Erbas also named five muezzins — the officials who make the Muslim call for prayer — for Hagia Sophia, including two from Istanbul’s famed Blue Mosque.

CHRISTIAN ICONS CONCEALED

During his 17-year rule, Erdogan has championed Islam and religious observance and backed efforts to restore Hagia Sophia’s mosque status. He said Muslims should be able to pray there again and raised the issue – popular with many pious AKP-voting Turks – during local elections last year.

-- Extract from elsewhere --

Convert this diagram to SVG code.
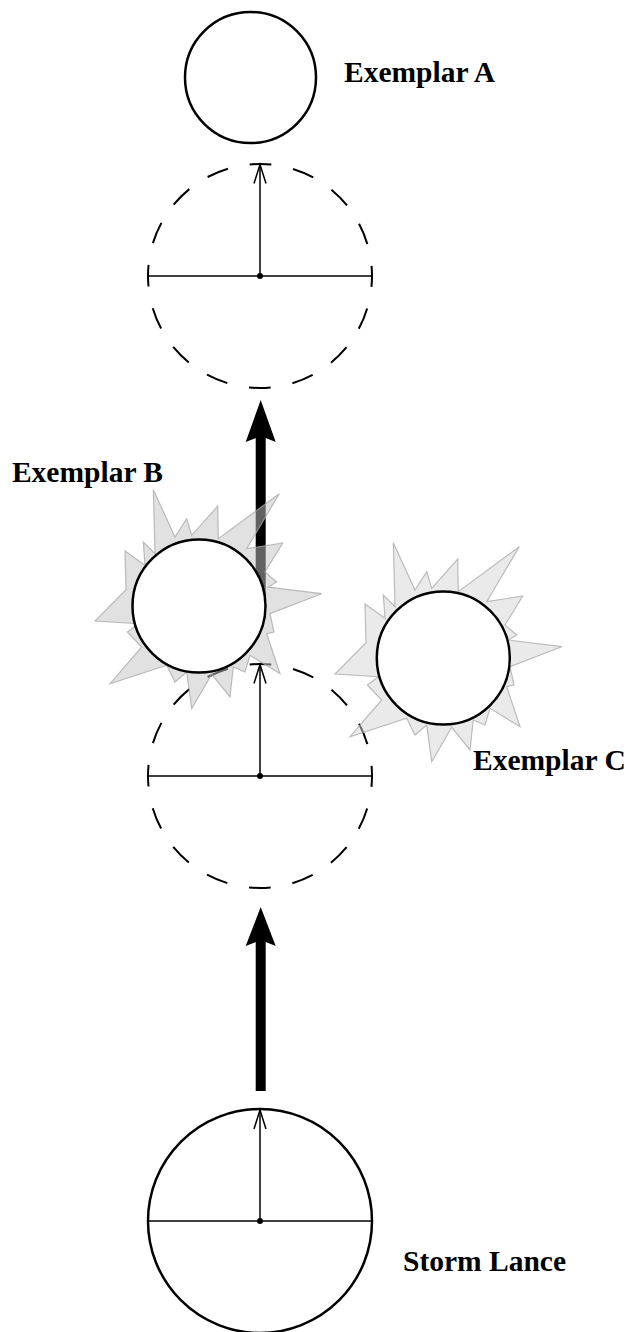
<svg xmlns="http://www.w3.org/2000/svg" xmlns:xlink="http://www.w3.org/1999/xlink" width="631" height="1332" viewBox="0 0 631 1332">
  <style>
    .solid { fill: #ffffff; stroke: #000000; stroke-width: 2.5; }
    .dashed { fill: none; stroke: #000000; stroke-width: 2; stroke-dasharray: 21.99 21.99; stroke-dashoffset: 11; }
    .diam { stroke: #000000; stroke-width: 1.5; fill: none; }
    .radius { stroke: #000000; stroke-width: 1.5; fill: none; marker-end: url(#open); }
    .dot { fill: #000000; }
    .shaft { stroke: #000000; stroke-width: 10; fill: none; }
    .head { fill: #000000; stroke: none; }
    .spikeB { fill: #c4c4c4; fill-opacity: 0.5; stroke: #a8a8a8; stroke-opacity: 0.75; stroke-width: 1.2; }
    .spikeC { fill: #d6d6d6; fill-opacity: 0.5; stroke: #a8a8a8; stroke-opacity: 0.75; stroke-width: 1.2; }
    .label { font-family: "Liberation Serif", "DejaVu Serif", serif; font-weight: bold; font-size: 29.5px; fill: #000000; }
  </style>
  <defs>
    <marker id="open" markerUnits="userSpaceOnUse" markerWidth="24" markerHeight="16" refX="0" refY="0" orient="auto" overflow="visible">
      <path d="M-19,-6 L0,0 L-19,6" fill="none" stroke="#000000" stroke-width="1.5"/>
    </marker>
    <polygon id="spikes" points="-49.7,-115.3 -28,-68 -16.3,-86.3 -11.3,-69.7 14.7,-99 15.3,-66.3 76.3,-111.3 43.7,-56.3 79.7,-62 62,-33 73.7,-23 65.3,-18 118.7,-11.3 67,8.7 71,27 63.7,28.7 77,68.7 47,50.3 42,67 30.3,62 27,92 8.7,69.3 -11.3,103.7 -16.3,67 -28,77 -36.3,60.3 -93,78.7 -61.3,42 -75.7,27 -64.7,18.7 -108,16 -77,-15.3 -78,-54 -58,-39.7 -59.7,-63 -48,-51.3"/>
  </defs>

  <g id="ghost-upper">
    <circle class="dashed" cx="260" cy="276" r="112"/>
    <line class="diam" x1="148" y1="276" x2="372" y2="276"/>
    <line class="radius" x1="260" y1="276" x2="260" y2="164.5"/>
    <circle class="dot" cx="260" cy="276" r="3"/>
  </g>

  <g id="ghost-lower">
    <circle class="dashed" cx="260" cy="776" r="112"/>
    <line class="diam" x1="148" y1="776" x2="372" y2="776"/>
    <line class="radius" x1="260" y1="776" x2="260" y2="664.5"/>
    <circle class="dot" cx="260" cy="776" r="3"/>
  </g>

  <g id="connectors">
    <line class="shaft" x1="260.7" y1="1091" x2="260.7" y2="940"/>
    <path class="head" d="M260.7,907 L275.7,946 L260.7,940 L245.7,946 Z"/>
    <line class="shaft" x1="260.7" y1="600" x2="260.7" y2="436"/>
    <path class="head" d="M260.7,400 L275.7,442 L260.7,436 L245.7,442 Z"/>
  </g>

  <g id="exemplar-a">
    <circle class="solid" cx="250.5" cy="77.5" r="65.5"/>
    <text class="label" x="344" y="82">Exemplar A</text>
  </g>

  <g id="exemplar-b">
    <use xlink:href="#spikes" href="#spikes" class="spikeB" transform="translate(203,605)"/>
    <circle class="solid" cx="199" cy="606" r="66.5"/>
    <text class="label" x="163" y="482" text-anchor="end">Exemplar B</text>
  </g>

  <g id="exemplar-c">
    <use xlink:href="#spikes" href="#spikes" class="spikeC" transform="translate(443,658)"/>
    <circle class="solid" cx="443.3" cy="658" r="66.5"/>
    <text class="label" x="473" y="770">Exemplar C</text>
  </g>

  <g id="storm-lance">
    <circle class="solid" cx="260" cy="1221" r="112"/>
    <line class="diam" x1="148" y1="1221" x2="372" y2="1221"/>
    <line class="radius" x1="260" y1="1221" x2="260" y2="1110"/>
    <circle class="dot" cx="260" cy="1221" r="3"/>
    <text class="label" x="403" y="1271">Storm Lance</text>
  </g>
</svg>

The conversion triggered fierce criticism from church leaders, who said the change to exclusively Muslim worship risked deepening religious divisions. Turkey says the site will remain open for visitors and its Christian artworks protected.

Erdogan has reshaped Turkey’s modern republic, established nearly a century ago by the staunchly secularist Mustafa Kemal Ataturk, lifting a ban on Muslim headscarves in public, promoting religious education and taming Turkey’s powerful military, once a bastion of Ataturk’s secular values.

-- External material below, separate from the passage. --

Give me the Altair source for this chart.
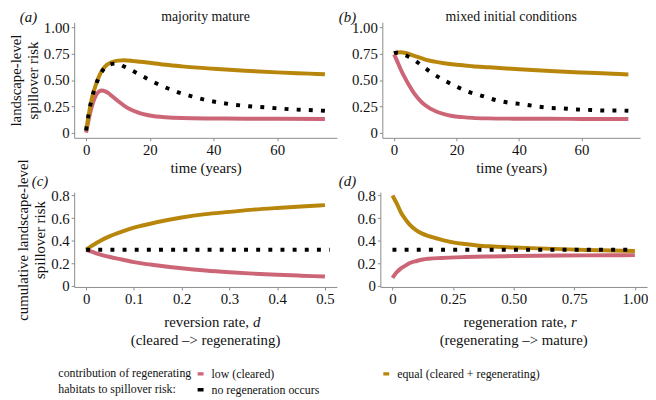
import altair as alt
import pandas as pd

FONT = "Liberation Serif"
PINK = "#CC6677"
GOLD = "#B8860B"
BLACK = "#000000"
TXT = "#111111"

SERIES = ["low (cleared)", "equal (cleared + regenerating)", "no regeneration occurs"]

# ---------- panel (a): majority mature ----------
a_t_gold = [0, 1, 2, 3, 4, 5, 6, 8, 10, 12, 15, 20, 25, 30, 40, 50, 60, 70, 75]
a_gold = [0.02, 0.20, 0.35, 0.45, 0.53, 0.59, 0.63, 0.67, 0.685, 0.688, 0.68, 0.665,
          0.645, 0.63, 0.607, 0.588, 0.573, 0.561, 0.555]
a_t_pink = [0, 1, 2, 3, 4, 5, 6, 7, 8, 10, 12, 14, 16, 18, 20, 25, 30, 40, 50, 60, 75]
a_pink = [0.0, 0.15, 0.27, 0.35, 0.39, 0.40, 0.392, 0.375, 0.35, 0.30, 0.255, 0.22,
          0.195, 0.175, 0.162, 0.145, 0.138, 0.134, 0.132, 0.131, 0.13]
a_t_black = [0, 0.7, 1.6, 2.8, 4.4, 7.6, 9.5, 12.2, 16.3, 20.3, 24.5, 28.7, 33.2, 37.6,
             42.1, 46.6, 51.2, 56, 60.5, 65.1, 69.7, 75]
a_black = [0.02, 0.16, 0.30, 0.43, 0.55, 0.65, 0.657, 0.625, 0.56, 0.495, 0.435, 0.385,
           0.345, 0.31, 0.285, 0.265, 0.25, 0.24, 0.23, 0.22, 0.215, 0.207]

# ---------- panel (b): mixed initial conditions ----------
b_t_gold = [0, 2, 4, 6, 8, 10, 13, 16, 20, 25, 30, 40, 50, 60, 70, 75]
b_gold = [0.755, 0.765, 0.755, 0.735, 0.715, 0.695, 0.675, 0.66, 0.645, 0.632, 0.622,
          0.603, 0.586, 0.572, 0.56, 0.553]
b_t_pink = [0, 1, 2, 3.5, 5, 6.5, 8.5, 10, 13.5, 16, 18.6, 22, 25, 30, 40, 50, 60, 75]
b_pink = [0.745, 0.68, 0.61, 0.52, 0.44, 0.37, 0.30, 0.26, 0.20, 0.175, 0.158, 0.147,
          0.14, 0.135, 0.132, 0.131, 0.13, 0.13]
b_t_black = [0, 0.7, 4.8, 8.6, 12.2, 15.9, 19.8, 24.1, 28.1, 32.4, 36.6, 41.1, 45.5,
             49.9, 54.2, 58.6, 63.1, 67.5, 71.9, 75]
b_black = [0.755, 0.76, 0.72, 0.645, 0.565, 0.50, 0.44, 0.385, 0.35, 0.31, 0.285, 0.27,
           0.25, 0.235, 0.23, 0.22, 0.215, 0.21, 0.21, 0.207]

# ---------- panel (c): reversion rate d ----------
c_d = [0, 0.01, 0.02, 0.03, 0.05, 0.075, 0.1, 0.15, 0.2, 0.25, 0.3, 0.35, 0.4, 0.45, 0.5]
c_gold = [0.32, 0.35, 0.375, 0.40, 0.44, 0.48, 0.515, 0.565, 0.605, 0.635, 0.655, 0.675,
          0.69, 0.703, 0.715]
c_pink = [0.32, 0.305, 0.29, 0.277, 0.255, 0.233, 0.21, 0.18, 0.155, 0.135, 0.12, 0.108,
          0.098, 0.09, 0.082]
c_d_black = [0, 0.51]
c_black = [0.32, 0.32]

# ---------- panel (d): regeneration rate r ----------
d_r_gold = [0, 0.01, 0.02, 0.035, 0.05, 0.07, 0.1, 0.125, 0.15, 0.2, 0.25, 0.3, 0.35,
            0.4, 0.5, 0.6, 0.7, 0.8, 0.9, 1.0]
d_gold = [0.80, 0.76, 0.72, 0.65, 0.60, 0.545, 0.49, 0.46, 0.44, 0.41, 0.385, 0.37,
          0.358, 0.35, 0.34, 0.332, 0.325, 0.318, 0.313, 0.308]
d_r_pink = [0, 0.01, 0.02, 0.035, 0.05, 0.07, 0.1, 0.125, 0.15, 0.2, 0.3, 0.4, 0.5,
            0.6, 0.7, 0.8, 0.9, 1.0]
d_pink = [0.07, 0.10, 0.125, 0.155, 0.175, 0.2, 0.22, 0.233, 0.24, 0.247, 0.255, 0.26,
          0.264, 0.267, 0.269, 0.27, 0.271, 0.272]
d_r_black = [0, 1.0]
d_black = [0.32, 0.32]

# tick values
time_ticks = [0, 20, 40, 60]
top_y_ticks = [0, 0.25, 0.5, 0.75, 1.0]
bot_y_ticks = [0, 0.2, 0.4, 0.6, 0.8]
c_x_ticks = [0, 0.1, 0.2, 0.3, 0.4, 0.5]
d_x_ticks = [0, 0.25, 0.5, 0.75, 1.0]

TOP_W_A, TOP_W_B, TOP_H = 266, 261, 117
BOT_W_C, BOT_W_D, BOT_H = 266, 270, 96


def frame(xs, ys, name):
    return pd.DataFrame({"x": xs, "y": ys, "series": name})


color_scale = alt.Scale(domain=SERIES, range=[PINK, GOLD, BLACK])
legend = alt.Legend(
    orient="none", legendX=-16, legendY=350, columns=2, direction="horizontal",
    title=["contribution of regenerating", "habitats to spillover risk:"],
    titleOrient="left", titleAnchor="start", titleBaseline="top",
    titleFont=FONT, titleFontSize=12, titleFontWeight="normal", titleColor=TXT,
    titleLineHeight=16, titlePadding=3, titleLimit=300,
    labelFont=FONT, labelFontSize=12, labelColor=TXT, labelLimit=300,
    symbolType="stroke", symbolStrokeWidth=3.5, symbolSize=36, symbolDash=[1, 0],
    columnPadding=57, rowPadding=2, labelOffset=5,
)


def lab(fmt):
    return f"datum.value == 0 ? '0' : format(datum.value, '{fmt}')"


def text_layer(txt, x, y, size=15, style="normal", align="center"):
    return alt.Chart(pd.DataFrame({"t": [txt]})).mark_text(
        font=FONT, fontSize=size, fontStyle=style, align=align, baseline="middle",
        color=TXT
    ).encode(text="t:N", x=alt.value(x), y=alt.value(y))


def panel(lines, black, xdom, ydom, xticks, yticks, xfmt, yfmt, xtitle, ytitle,
          w, h, extra):
    xax = alt.Axis(values=xticks, labelExpr=lab(xfmt), title=xtitle)
    yax = alt.Axis(values=yticks, labelExpr=lab(yfmt), title=ytitle)
    x = alt.X("x:Q", scale=alt.Scale(domain=xdom, nice=False, zero=False), axis=xax)
    y = alt.Y("y:Q", scale=alt.Scale(domain=ydom, nice=False, zero=False), axis=yax)
    col = alt.Color("series:N", scale=color_scale, legend=legend)
    base_lines = alt.Chart(lines).mark_line(
        strokeWidth=4, interpolate="monotone", clip=True
    ).encode(x=x, y=y, color=col)
    dots = alt.Chart(black).mark_line(
        strokeWidth=4, interpolate="monotone", strokeDash=[4, 8.3], strokeCap="butt",
        clip=True
    ).encode(x=x, y=y, color=col)
    return alt.layer(base_lines, dots, *extra).properties(width=w, height=h)


pa = panel(pd.concat([frame(a_t_pink, a_pink, SERIES[0]), frame(a_t_gold, a_gold, SERIES[1])]),
           frame(a_t_black, a_black, SERIES[2]),
           [-3.75, 78.75], [-0.05, 1.05], time_ticks, top_y_ticks, "d", ".2f",
           "time (years)", ["landscape-level", "spillover risk"], TOP_W_A, TOP_H,
           [text_layer("(a)", -55, -5, style="italic", align="left"),
            text_layer("majority mature", TOP_W_A / 2, -5, size=14)])
pb = panel(pd.concat([frame(b_t_pink, b_pink, SERIES[0]), frame(b_t_gold, b_gold, SERIES[1])]),
           frame(b_t_black, b_black, SERIES[2]),
           [-3.75, 78.75], [-0.05, 1.05], time_ticks, top_y_ticks, "d", ".2f",
           "time (years)", None, TOP_W_B, TOP_H,
           [text_layer("(b)", -44, -5, style="italic", align="left"),
            text_layer("mixed initial conditions", TOP_W_B / 2, -5, size=14)])
pc = panel(pd.concat([frame(c_d, c_pink, SERIES[0]), frame(c_d, c_gold, SERIES[1])]),
           frame(c_d_black, c_black, SERIES[2]),
           [-0.025, 0.525], [-0.01, 0.83], c_x_ticks, bot_y_ticks, ".1f", ".1f",
           None, ["cumulative landscape-level", "spillover risk"], BOT_W_C, BOT_H,
           [text_layer("(c)", -43, -11, style="italic", align="left"),
            text_layer("reversion rate,", BOT_W_C / 2 + 44, BOT_H + 36, align="right"),
            text_layer("d", BOT_W_C / 2 + 48, BOT_H + 36, style="italic", align="left"),
            text_layer("(cleared \u2013> regenerating)", BOT_W_C / 2, BOT_H + 54)])
pd_ = panel(pd.concat([frame(d_r_pink, d_pink, SERIES[0]), frame(d_r_gold, d_gold, SERIES[1])]),
            frame(d_r_black, d_black, SERIES[2]),
            [-0.05, 1.05], [-0.01, 0.83], d_x_ticks, bot_y_ticks, ".2f", ".1f",
            None, None, BOT_W_D, BOT_H,
            [text_layer("(d)", -42, -11, style="italic", align="left"),
             text_layer("regeneration rate,", BOT_W_D / 2 + 54, BOT_H + 36, align="right"),
             text_layer("r", BOT_W_D / 2 + 58, BOT_H + 36, style="italic", align="left"),
             text_layer("(regenerating \u2013> mature)", BOT_W_D / 2, BOT_H + 54)])

top = alt.hconcat(pa, pb, spacing=2)
bottom = alt.hconcat(pc, pd_, spacing=2)
chart = alt.vconcat(top, bottom, spacing=-17).properties(
    padding={"left": 0, "top": 0, "right": 0, "bottom": 0}
).configure_view(stroke=None).configure_axis(
    grid=False, domainColor="#8a8a8a", tickColor="#8a8a8a", tickSize=3,
    domainWidth=1, tickWidth=1,
    labelFont=FONT, labelFontSize=15, labelColor=TXT, labelPadding=2,
    titleFont=FONT, titleFontSize=15, titleFontWeight="normal", titleColor=TXT,
    titlePadding=3, titleLineHeight=17,
).configure_axisX(labelFlush=False).configure_axisY(labelFlush=False)

chart.save("out.html", embed_options={"renderer": "svg", "actions": False})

Inside Hagia Sophia, the Christian frescoes and the glittering mosaics adorning the cavernous dome and central hall will be concealed by white curtains during Muslim prayer times, but remain on display for the rest of the time.

On Friday morning, the interior echoed to the sound of Koranic recitations from white-robed clerics, sat on blue carpets freshly laid this week ahead of the prayers.

Hagia Sophia is among Turkey’s top tourism destinations for both domestic and foreign visitors.

In 1985, during its time as a museum, Hagia Sophia was added to the UNESCO World Heritage List. 

It served as a church for 916 years until the conquest of Istanbul, and a mosque from 1453 to 1934 – nearly half a millennium – and most recently as a museum for 86 years.

On July 10, a Turkish court annulled a 1934 Cabinet decree that had turned Hagia Sophia into a museum, paving the way for its use again as a mosque after an 86-year hiatus. 

On July 16, Turkey’s Religious Affairs Directorate signed a cooperation protocol with the Culture and Tourism Ministry to run Hagia Sophia after its conversion to a mosque.

Under the protocol, the Culture and Tourism Ministry will supervise restoration and conservation work, while the Religious Affairs Directorate will oversee religious services. 

The architectural treasure will also be open to domestic and foreign tourists free of charge.